Here’s our French neighbor to the south with several Moorings charter boats in the background. Kashmir is off to the left of us, and the town off to the right. Shortly after the hooks were set, we loaded everybody and everything into the dinghies and headed to shore for a visit. Larry and I left the rest of the crew to wander so we could venture off to clear customs for our next day’s departure. Most of the morning and some of the afternoon evaporated in the heat and haze as we ran around finding all the officials, 3 of them needed to clear Belize. The process was uneventful, just time consuming.
We joined the rest of the crowd in time for mid-afternoon snacks and drinks at one of the coolest places in town, the Purple Space Monkey. Nice people, great menu, great drinks, and free internet, all in one place. But the day was young, and we had stuff to do, important stuff. Joy was still on her Pina Colada quest, so off we went.
While Larry and I were trudging around the town of Big Creek, the shipping port, searching for Customs, Immigration, and the Port Authority, Joy and company wandered the town’s famous boardwalk, a concrete walkway cruising through the island, looking for cool places to shop, stop, and enjoy. They found local merchants, bakeries, fruit markets, and all kinds of neat places. As soon as we finished our mid afternoon lunch, Joy said that we had to visit a little waterfront bar they found, the Barefoot Beach Bar.

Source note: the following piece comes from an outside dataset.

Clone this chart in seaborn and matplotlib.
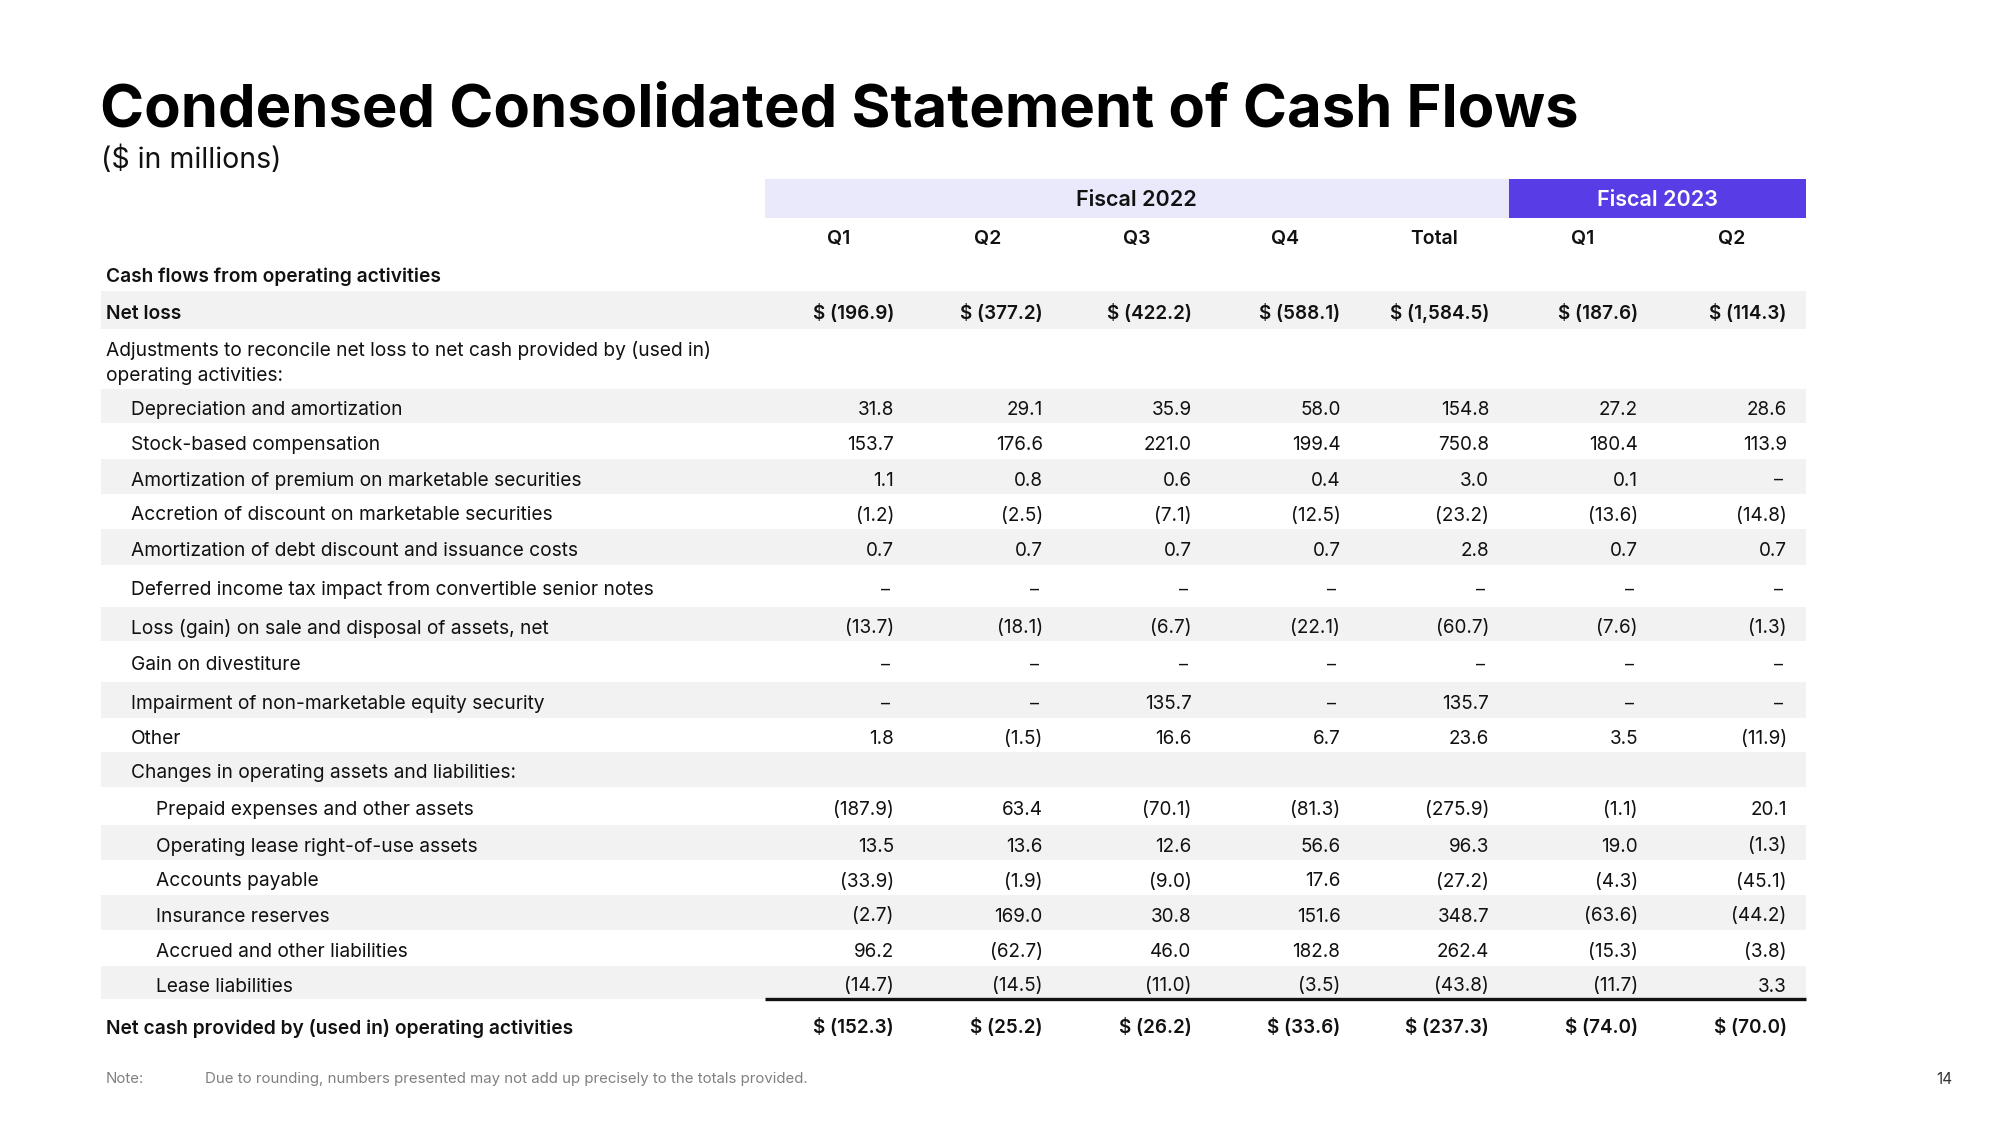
import numpy as np
import pandas as pd
import seaborn as sns
import matplotlib.pyplot as plt

# ---------------- data ----------------
row_labels = [
    "Cash flows from operating activities",
    "Net loss",
    "Adjustments to reconcile net loss to net cash provided by (used in)\noperating activities:",
    "Depreciation and amortization",
    "Stock-based compensation",
    "Amortization of premium on marketable securities",
    "Accretion of discount on marketable securities",
    "Amortization of debt discount and issuance costs",
    "Deferred income tax impact from convertible senior notes",
    "Loss (gain) on sale and disposal of assets, net",
    "Gain on divestiture",
    "Impairment of non-marketable equity security",
    "Other",
    "Changes in operating assets and liabilities:",
    "Prepaid expenses and other assets",
    "Operating lease right-of-use assets",
    "Accounts payable",
    "Insurance reserves",
    "Accrued and other liabilities",
    "Lease liabilities",
    "Net cash provided by (used in) operating activities",
]
row_indent = [0, 0, 0, 1, 1, 1, 1, 1, 1, 1, 1, 1, 1, 1, 2, 2, 2, 2, 2, 2, 0]
row_bold = [True, True] + [False] * 18 + [True]
row_dollar = [False, True] + [False] * 18 + [True]

col_labels = ["Q1", "Q2", "Q3", "Q4", "Total", "Q1", "Q2"]
col_fiscal = ["Fiscal 2022"] * 5 + ["Fiscal 2023"] * 2

nan = np.nan
fy22_q1 = [nan, -196.9, nan, 31.8, 153.7, 1.1, -1.2, 0.7, 0, -13.7, 0, 0, 1.8, nan,
           -187.9, 13.5, -33.9, -2.7, 96.2, -14.7, -152.3]
fy22_q2 = [nan, -377.2, nan, 29.1, 176.6, 0.8, -2.5, 0.7, 0, -18.1, 0, 0, -1.5, nan,
           63.4, 13.6, -1.9, 169.0, -62.7, -14.5, -25.2]
fy22_q3 = [nan, -422.2, nan, 35.9, 221.0, 0.6, -7.1, 0.7, 0, -6.7, 0, 135.7, 16.6, nan,
           -70.1, 12.6, -9.0, 30.8, 46.0, -11.0, -26.2]
fy22_q4 = [nan, -588.1, nan, 58.0, 199.4, 0.4, -12.5, 0.7, 0, -22.1, 0, 0, 6.7, nan,
           -81.3, 56.6, 17.6, 151.6, 182.8, -3.5, -33.6]
fy22_total = [nan, -1584.5, nan, 154.8, 750.8, 3.0, -23.2, 2.8, 0, -60.7, 0, 135.7, 23.6, nan,
              -275.9, 96.3, -27.2, 348.7, 262.4, -43.8, -237.3]
fy23_q1 = [nan, -187.6, nan, 27.2, 180.4, 0.1, -13.6, 0.7, 0, -7.6, 0, 0, 3.5, nan,
           -1.1, 19.0, -4.3, -63.6, -15.3, -11.7, -74.0]
fy23_q2 = [nan, -114.3, nan, 28.6, 113.9, 0, -14.8, 0.7, 0, -1.3, 0, 0, -11.9, nan,
           20.1, -1.3, -45.1, -44.2, -3.8, 3.3, -70.0]

df = pd.DataFrame(
    np.column_stack([fy22_q1, fy22_q2, fy22_q3, fy22_q4, fy22_total, fy23_q1, fy23_q2]),
    index=row_labels,
)

# ---------------- layout ----------------
table_top = 255
row_h = [36, 38, 60, 34, 36, 35, 35, 36, 42, 34, 41, 36, 34, 35, 38, 35, 35, 35, 36, 33, 51]
row_top = table_top + np.concatenate([[0], np.cumsum(row_h)[:-1]])
row_mid = row_top + np.array(row_h) / 2
left_x = 101
col_step = 148.8
col_center = 839 + col_step * np.arange(len(col_labels))
col_right = col_center + 55
indent_x = [106, 131, 156]

FONT = ["Inter", "DejaVu Sans"]
BAND = "#f2f2f2"
FY22 = "#e9e9fb"
FY23 = "#583ce6"


def fmt(v, dollar):
    if np.isnan(v):
        return ""
    if v == 0:
        return "–"
    s = f"{abs(v):,.1f}"
    s = f"({s})" if v < 0 else s
    return f"$ {s}" if dollar else s


sns.set_theme(style="white")
plt.rcParams["font.family"] = FONT

fig = plt.figure(figsize=(20, 11.25), dpi=100)
ax = fig.add_axes([0, 0, 1, 1])
ax.set_xlim(0, 2000)
ax.set_ylim(1125, 0)
ax.axis("off")

# title
ax.text(left_x - 1, 111, "Condensed Consolidated Statement of Cash Flows", fontsize=43,
        fontweight="bold", va="center", ha="left", color="#000000")
ax.text(left_x, 160, "($ in millions)", fontsize=20.5, va="center", ha="left", color="#111111")

# fiscal header bands
band_l = col_center - col_step / 2
band_r = col_center + col_step / 2
for fy, fc, tc in [("Fiscal 2022", FY22, "#111111"), ("Fiscal 2023", FY23, "white")]:
    idx = [i for i, f in enumerate(col_fiscal) if f == fy]
    x0, x1 = band_l[idx[0]], band_r[idx[-1]]
    ax.add_patch(plt.Rectangle((x0, 179), x1 - x0, 39, color=fc, lw=0))
    ax.text((x0 + x1) / 2, 200, fy, fontsize=15.5, fontweight="semibold", ha="center",
            va="center", color=tc)

for c, lab in enumerate(col_labels):
    ax.text(col_center[c], 239, lab, fontsize=14, fontweight="semibold", ha="center",
            va="center", color="#111111")

# rows
for r, lab in enumerate(row_labels):
    if r % 2 == 1 and r < len(row_labels) - 1:
        ax.add_patch(plt.Rectangle((left_x, row_top[r]), band_r[-1] - left_x, row_h[r],
                                   color=BAND, lw=0))
    ax.text(indent_x[row_indent[r]], row_mid[r] + 4, lab, fontsize=13.8,
            fontweight="semibold" if row_bold[r] else "normal", ha="left", va="center",
            color="#111111", linespacing=1.5)
    for c in range(len(col_labels)):
        s = fmt(df.iloc[r, c], row_dollar[r])
        if s == "–":
            ax.text(col_right[c] - 4, row_mid[r] + 4, s, fontsize=13, ha="right", va="center",
                    color="#111111")
        elif s:
            ax.text(col_right[c], row_mid[r] + 9, s, fontsize=13.6,
                    fontweight="semibold" if row_bold[r] else "normal",
                    ha="right", va="baseline", color="#111111")

# total rule
ax.plot([band_l[0], band_r[-1]], [row_top[-1], row_top[-1]], color="#111111", lw=2.4,
        solid_capstyle="butt")

# footer
ax.text(106, 1079, "Note:", fontsize=10.8, color="#808080", va="center")
ax.text(205, 1079, "Due to rounding, numbers presented may not add up precisely to the totals provided.",
        fontsize=10.8, color="#808080", va="center")
ax.text(1952, 1080, "14", fontsize=11, color="#333333", va="center", ha="right")

fig.savefig("out.png", dpi=100, facecolor="white")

So off we went.
Now we’ve been to some pretty cool waterfront eateries, but this one comes pretty darn close to the top of the list. Trade wind breezes cooling your brow, awesome Pina Coladas, and a view to match just about any I have ever seen. Just Joy and me, having the time of our lives, smiling, laughing, sighing, and thankful for each other and all that we have been able to see and enjoy together. Sailing is the only way to go.
As we were walking down the boardwalk on the way to the beach bar, we spied this little sign off to the side of the walk. Seems like the locals have a pretty realistic way of looking at things. Many opinions are personal and should remain so. There would certainly be a lot less turmoil in the world if we kept some of our thoughts to ourselves. Anyway, it gave us a chuckle.